Nokia and Deutsche Telekom show how XG-FAST technology can extend copper network speeds and meet future data demands
1 February, 2016
Espoo, Finland - Nokia has completed a laboratory trial with Deutsche Telekom that has demonstrated how XG-FAST, a new fixed ultra-broadband access technology, can be used by service providers to meet ever-growing demands for high-quality Internet services delivered over their existing copper networks. The lab trial was conducted end of 2015 by Nokia's subsidiary Alcatel-Lucent.
XG-FAST is a Bell Labs-developed extension of Nokia's commercially available G.fast technology. The trial conducted at Deutsche Telekom's cable laboratory in Darmstadt, Germany, generated data throughput speeds of more than 10 gigabits-per-second (Gbps), approximately 200 times faster than speeds in the average residential broadband connection today. In providing fiber-like speeds, the copper-based technology could enable a two-hour HD movie to download in less than 10 seconds, or for 1,000 photos to be uploaded in less than two seconds.
Deutsche Telekom's network - which uses VDSL2 Vectoring as well as fiber-to-the-home (FTTH) technology - currently offers customers access speeds of up to 100 megabits-per-second (Mbps). In enabling Deutsche Telekom to make efficient use of its existing copper network infrastructure, the innovative XG-FAST technology could also enable it to deliver further on commitments to Germany's national broadband targets for providing more bandwidth to more people.
Technologies such as G.fast and XG-FAST use the last section of existing copper networks to deliver fiber-like speeds to homes and offices. XG-FAST is in the early stages of lab testing, but has exceeded expectations in trials with several customers so far.
The XG-FAST trial with Deutsche Telekom demonstrated an aggregated bandwidth exceeding 11Gbps on two bonded pairs of Category 6 cable at 50 meters in length. Similar tests using standard drop cable illustrated the feasibility of XG-FAST for fiber-to-the-front door applications, achieving aggregate rates that exceed 8Gbps over 50m. All trials were performed using prototype equipment from Bell Labs under laboratory conditions.

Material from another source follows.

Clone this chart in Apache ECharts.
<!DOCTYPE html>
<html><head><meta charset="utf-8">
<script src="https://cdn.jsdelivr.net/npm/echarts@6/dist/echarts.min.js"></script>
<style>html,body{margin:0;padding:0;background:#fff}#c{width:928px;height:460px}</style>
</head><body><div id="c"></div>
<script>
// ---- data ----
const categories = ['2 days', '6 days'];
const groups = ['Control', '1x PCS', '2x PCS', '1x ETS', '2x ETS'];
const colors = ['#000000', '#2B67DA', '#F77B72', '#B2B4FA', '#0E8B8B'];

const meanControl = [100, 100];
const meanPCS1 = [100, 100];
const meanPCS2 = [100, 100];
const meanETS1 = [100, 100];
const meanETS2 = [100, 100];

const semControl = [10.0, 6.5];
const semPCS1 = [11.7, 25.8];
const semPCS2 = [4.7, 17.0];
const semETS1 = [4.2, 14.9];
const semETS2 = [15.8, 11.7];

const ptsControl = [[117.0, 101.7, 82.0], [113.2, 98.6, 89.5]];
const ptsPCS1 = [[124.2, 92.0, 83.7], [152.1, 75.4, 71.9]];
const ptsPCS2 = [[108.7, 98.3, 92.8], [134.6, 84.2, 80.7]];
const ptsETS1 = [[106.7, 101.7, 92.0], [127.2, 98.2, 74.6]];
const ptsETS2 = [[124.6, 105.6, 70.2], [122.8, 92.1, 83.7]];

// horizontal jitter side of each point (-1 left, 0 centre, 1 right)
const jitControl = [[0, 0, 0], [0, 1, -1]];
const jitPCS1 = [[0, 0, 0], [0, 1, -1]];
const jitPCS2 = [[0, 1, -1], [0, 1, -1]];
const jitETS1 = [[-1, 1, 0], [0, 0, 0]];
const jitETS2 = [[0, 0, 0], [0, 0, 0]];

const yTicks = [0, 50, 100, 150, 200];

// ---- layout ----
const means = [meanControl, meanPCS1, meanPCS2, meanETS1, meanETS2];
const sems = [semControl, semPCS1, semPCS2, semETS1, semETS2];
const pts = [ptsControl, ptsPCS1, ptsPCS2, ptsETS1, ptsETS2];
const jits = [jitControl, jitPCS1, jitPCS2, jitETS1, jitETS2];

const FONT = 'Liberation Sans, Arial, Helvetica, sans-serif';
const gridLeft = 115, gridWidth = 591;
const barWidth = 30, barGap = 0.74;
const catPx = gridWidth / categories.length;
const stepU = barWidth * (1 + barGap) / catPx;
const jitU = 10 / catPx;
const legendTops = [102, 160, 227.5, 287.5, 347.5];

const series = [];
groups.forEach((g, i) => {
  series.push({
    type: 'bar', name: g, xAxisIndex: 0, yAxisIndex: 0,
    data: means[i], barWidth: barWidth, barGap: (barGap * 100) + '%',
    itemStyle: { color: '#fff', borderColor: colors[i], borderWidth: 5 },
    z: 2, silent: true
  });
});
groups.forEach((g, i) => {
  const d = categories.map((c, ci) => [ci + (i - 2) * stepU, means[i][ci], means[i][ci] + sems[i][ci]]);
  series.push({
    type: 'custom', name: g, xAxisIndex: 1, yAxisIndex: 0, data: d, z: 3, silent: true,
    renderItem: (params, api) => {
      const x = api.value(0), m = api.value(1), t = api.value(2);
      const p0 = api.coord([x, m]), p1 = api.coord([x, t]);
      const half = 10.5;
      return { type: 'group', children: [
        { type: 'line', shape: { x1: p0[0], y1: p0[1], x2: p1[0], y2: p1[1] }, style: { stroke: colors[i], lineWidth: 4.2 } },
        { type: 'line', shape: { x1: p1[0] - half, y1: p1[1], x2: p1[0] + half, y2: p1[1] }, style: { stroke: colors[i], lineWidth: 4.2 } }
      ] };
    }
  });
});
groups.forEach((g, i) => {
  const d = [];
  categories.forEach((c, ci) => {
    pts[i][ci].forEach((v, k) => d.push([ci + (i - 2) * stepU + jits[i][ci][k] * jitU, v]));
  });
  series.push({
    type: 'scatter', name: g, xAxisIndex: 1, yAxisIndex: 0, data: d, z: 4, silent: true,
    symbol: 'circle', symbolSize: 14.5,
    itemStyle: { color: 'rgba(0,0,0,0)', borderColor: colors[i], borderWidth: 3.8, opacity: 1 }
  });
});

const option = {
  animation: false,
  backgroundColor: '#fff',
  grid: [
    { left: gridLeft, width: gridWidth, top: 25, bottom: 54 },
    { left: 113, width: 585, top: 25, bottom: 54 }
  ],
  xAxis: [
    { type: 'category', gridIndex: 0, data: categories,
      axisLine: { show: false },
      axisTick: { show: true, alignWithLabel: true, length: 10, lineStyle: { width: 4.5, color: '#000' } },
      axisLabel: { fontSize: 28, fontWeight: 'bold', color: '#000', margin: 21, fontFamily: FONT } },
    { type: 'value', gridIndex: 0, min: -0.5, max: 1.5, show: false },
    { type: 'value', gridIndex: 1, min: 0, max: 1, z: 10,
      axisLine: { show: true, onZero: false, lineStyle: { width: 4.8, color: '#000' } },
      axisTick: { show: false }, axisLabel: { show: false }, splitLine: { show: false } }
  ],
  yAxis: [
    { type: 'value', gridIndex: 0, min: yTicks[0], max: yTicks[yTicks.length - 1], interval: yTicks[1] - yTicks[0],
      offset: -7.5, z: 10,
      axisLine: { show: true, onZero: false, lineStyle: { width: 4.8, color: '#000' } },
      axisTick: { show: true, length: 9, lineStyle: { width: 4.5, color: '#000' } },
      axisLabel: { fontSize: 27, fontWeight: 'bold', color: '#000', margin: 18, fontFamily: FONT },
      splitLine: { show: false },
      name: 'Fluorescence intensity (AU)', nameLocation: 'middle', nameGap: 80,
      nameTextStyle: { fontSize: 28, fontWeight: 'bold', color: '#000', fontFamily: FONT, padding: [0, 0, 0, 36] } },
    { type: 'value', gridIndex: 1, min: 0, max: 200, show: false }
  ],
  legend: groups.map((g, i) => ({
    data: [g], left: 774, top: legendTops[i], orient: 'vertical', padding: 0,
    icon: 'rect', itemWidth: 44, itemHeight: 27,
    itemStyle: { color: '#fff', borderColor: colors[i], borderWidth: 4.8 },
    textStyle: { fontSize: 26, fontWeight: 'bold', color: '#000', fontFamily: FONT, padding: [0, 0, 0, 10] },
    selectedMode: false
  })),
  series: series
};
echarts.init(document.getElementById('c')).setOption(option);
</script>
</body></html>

XG-FAST is also capable of delivering 1Gbps symmetrical services at distances of 70m enabling operators to deliver fiber-like speeds inside buildings using existing telephone lines, eliminating the need to install new cabling. This allows for faster installation times and less hassle for the end-user.
Nokia's fixed ultra-broadband access portfolio offers service providers a comprehensive mix of fiber and copper access technologies to suit the needs of any deployment.
Federico Guillén, President of Fixed Networks, Nokia, said: "As a global leader in ultra-broadband fixed access we are offering operators a mix of fiber and copper technologies to deploy high-quality services more quickly and cost-effectively. The XG-FAST trial with Deutsche Telekom represents an important milestone in our ongoing efforts to extend the potential of copper for delivering ultra-fast speeds, while also bringing fiber closer to residential and business users."
Bruno Jacobfeuerborn, CTO of Deutsche Telekom, said: "Working on this demonstration we can see the future possibilities of XG-FAST in maximizing existing assets. This will provide another technology option which could enable us to offer high-speed connectivity to our customers quickly and cost-effectively, and at the same time, move our fiber infrastructure closer to our customers."